I’d say that this is also heavily correlated to currency rates … historically we’ve seen the effects it’s had on various listed companies whose core competencies lay in this space. What I believe may happen (probably already is) is seeing the growing outsourcing of outsourced work. Where larger more expensive companies start outsourcing to Bangladesh, Sri Lanka, Nepal..etc. Mexico/US analogy with respect to computer assembly (not manufacturing). I believe its also hard to innovate in a space where, if it were possible the task would not have been outsourced in the first place. What can be done though is using technology (AWS – mechanical turk for example), to increase margins for the outsourcing company. Getting into other innovative verticals … (personal assistants..etc), we here have been brainstorming over a virtual real estate concept … which I think could be interesting.
If the panel truly believed the space will innovate, I’ll warm up my popcorn; because it will be very interesting to watch.
I agree with RA here. The tag of “outsourcing” is primitive and is holding back new possibilities (and opportunities).
Stop think and evaluate, get rid of Outsourcing tag.
Why india just stuck with outsourcing
Yes. But we will continue to lag if we don’t recognize our weakest links like –
Failing by obscurity – Some projects are delivered on time and within budget, yet don’t deliver any real business value; although successful from a narrow IT perspective, they actually represent business failures.
Failing by investment – money spent on projects resting as shelfware for lack of progress on middleware (say, virtualization) applications clearly committed under SLA.
Failing by nomenclature – Claim to have global delivery capability even as 90% operations are in India; Claim vertical capabilities even as all that we do is manage some common horizontals in widely divergent industries – say managing vanilla apps like HR, Accounts, CRM in a heterogeneous Insurance sector that has separate vertical categories (Life, Fire, Health, Householder, Marine, Motor etc.) that operate with different set of regulations in different nations / states. The actual capability can be claimed only if Indian vendors help automate or at least gain complex claims processing, actuarial assessment and change management functionalities to the T.
Failing by ROI commitments – Tech spends gravitate towards process refinements that deliver significant outcome. Not just off-shoring to cheaper geographies. Business transformation should not mean driving businesses from prosperity to bankruptcy in a matter of weeks.

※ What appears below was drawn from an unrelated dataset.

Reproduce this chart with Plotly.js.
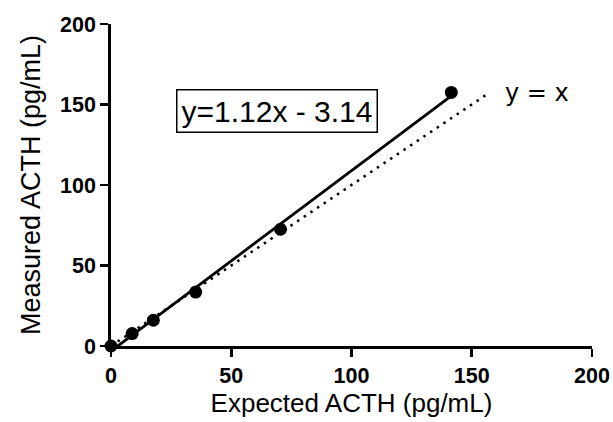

Failing by missing out on trends – There is a subtle shift that is taking place across IT sector. With the advent of SaaS and HaaS, IT a capital item, is increasingly bought as operating expense (Op-Ex) on a variable capacity basis. Capex by client is fast turning into Op-Ex on vendors reducing IT as a dial tone. Outsourcing vendors will discover the need to deliver to stringent SLAs and not just manage applications offshore.